Chinese monetary statistics for January suggest that policy easing is starting to become effective.
Six-month growth of narrow money, as measured by true M1*, rebounded from a negative December reading to its highest level since May – see chart 1.
Chart 1
Q1 numbers can be volatile because of New Year timing effects, so improvement needs to be confirmed by February / March data.
True M1 can be broken down into “private” and “public” sector components. The former aggregates currency in circulation and demand deposits of households and non-financial enterprises. The latter is calculated as a residual and is dominated by demand deposits of government departments and organisations.
Six-month growth rates of both components rose in January but the public sector increase was much larger, consistent with funds being mobilised to boost fiscal spending – chart 2.
Chart 2
Progress in implementing fiscal stimulus is also suggested by a strong rise in central government deposits – these are excluded from money definitions but deployment of funds will have a positive monetary impact.
The broader M2 measure continues to outpace narrow money, with six-month growth little changed in January, extending a recent sideways movement. In terms of the “credit counterparts”, domestic credit expansion has firmed since late 2023 but there has been an offsetting increase in non-monetary funding (“other liabilities”) – chart 3.
Chart 3
A reduction in the broad / narrow money growth gap driven by narrow acceleration is usually a positive economic signal, indicating a rise in broad money velocity.

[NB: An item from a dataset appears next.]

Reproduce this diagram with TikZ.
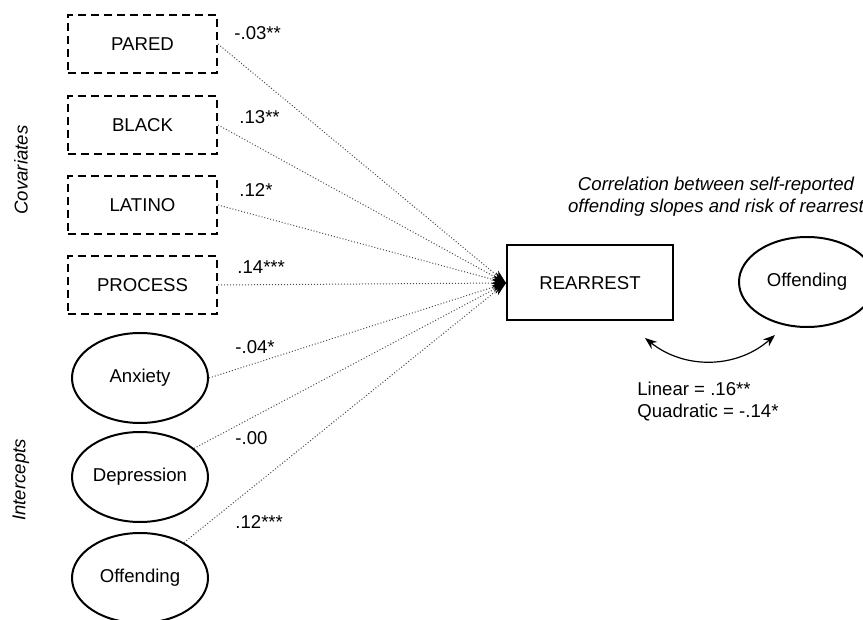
\documentclass[tikz,border=0pt]{standalone}
\usepackage{fontspec}
\setmainfont{Liberation Sans}
\usetikzlibrary{arrows.meta}
\usetikzlibrary{scopes}
\usetikzlibrary{shapes.geometric}

\begin{document}
\begin{tikzpicture}[x=0.5pt,y=-0.5pt,font=\fontsize{9.3}{11}\selectfont]
\useasboundingbox (0,0) rectangle (863,620);
\begin{scope}[every node/.style={rectangle,draw,line width=1pt,
              dash pattern=on 4pt off 2.5pt,
              minimum width=74.5pt,minimum height=29pt}]
    \node (pared) at (142.5,44) {PARED};
    \node (black) at (142.5,125) {BLACK};
    \node (latino) at (142.5,205) {LATINO};
    \node (process) at (142.5,285) {PROCESS};
\end{scope}

\begin{scope}[every node/.style={ellipse,draw,line width=1pt,inner sep=0pt,
              minimum width=68pt,minimum height=45pt}]
    \node (anx) at (140,378) {Anxiety};
    \node (dep) at (140,477) {Depression};
    \node (off) at (140,578) {Offending};
    \node (slope) at (807,282) {Offending};
\end{scope}

\node [draw,line width=1pt,minimum width=83pt,minimum height=37.5pt]
    (rearrest) at (590,283) {REARREST};

\begin{scope}[every node/.style={anchor=west,inner sep=0pt}]
    \node (lpared) at (234,33) {-.03**};
    \node (lblack) at (239,117) {.13**};
    \node (llatino) at (239,190) {.12*};
    \node (lprocess) at (237,267) {.14***};
    \node (lanx) at (235,347) {-.04*};
    \node (ldep) at (235,438) {-.00};
    \node (loff) at (235,522) {.12***};
\end{scope}

\node [rotate=90,font=\fontsize{9.3}{11}\selectfont\itshape]
    (cov) at (21,170) {Covariates};
\node [rotate=90,font=\fontsize{9.3}{11}\selectfont\itshape]
    (icp) at (21,480) {Intercepts};
\node [align=center,font=\fontsize{9.3}{11}\selectfont\itshape]
    (title) at (716,197) {Correlation between self-reported\\offending slopes and risk of rearrest};
\node [align=left,anchor=west,inner sep=0pt] (corr) at (637,402) {Linear = .16**\\Quadratic = -.14*};

\begin{scope}[>={Stealth[black,length=7pt,width=4.5pt]},
              every edge/.style={draw=black!70,line width=0.5pt,densely dotted}]
    \path [->] (pared.east) edge (rearrest.west);
    \path [->] (black.east) edge (rearrest.west);
    \path [->] (latino.east) edge (rearrest.west);
    \path [->] (process.east) edge (rearrest.west);
    \path [->] (anx.east) edge (rearrest.west);
    \path [->] (dep) edge (rearrest.west);
    \path [->] (off) edge (rearrest.west);
\end{scope}

\coordinate (cl) at (645,338);
\coordinate (cr) at (775,335);
\draw [{Stealth[length=6pt,width=4.5pt]}-{Stealth[length=6pt,width=4.5pt]},line width=0.6pt]
    (cl) to [bend right=40] (cr);
\end{tikzpicture}
\end{document}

The January narrow money recovery, as noted, partly reflects implementation of fiscal spending plans. A sustained pick-up requires monetary policy to be sufficiently accommodative. Recent developments are promising. PBoC lending to the banking system grew by a record amount in Q4. Banks’ excess reserve ratio rose to 2.1%, the highest since Q4 2020 – before the recent 0.5 pp further reduction in the requirement ratio. The reserves injection has contributed to three-month SHIBOR reversing half of its August-December rise since the start of the year – chart 4. Currency weakness has remained contained despite softer rates; indeed, the JP Morgan effective index has risen slightly year-to-date.
Chart 4
Monetary deterioration into late 2023 argues for economic weakness through H1 2024. Confirmation that monetary trends have turned would suggest improving prospects for H2.
*Official M1 plus household demand deposits. M1 conventionally includes such deposits but they are omitted from the Chinese official measure for historical reasons.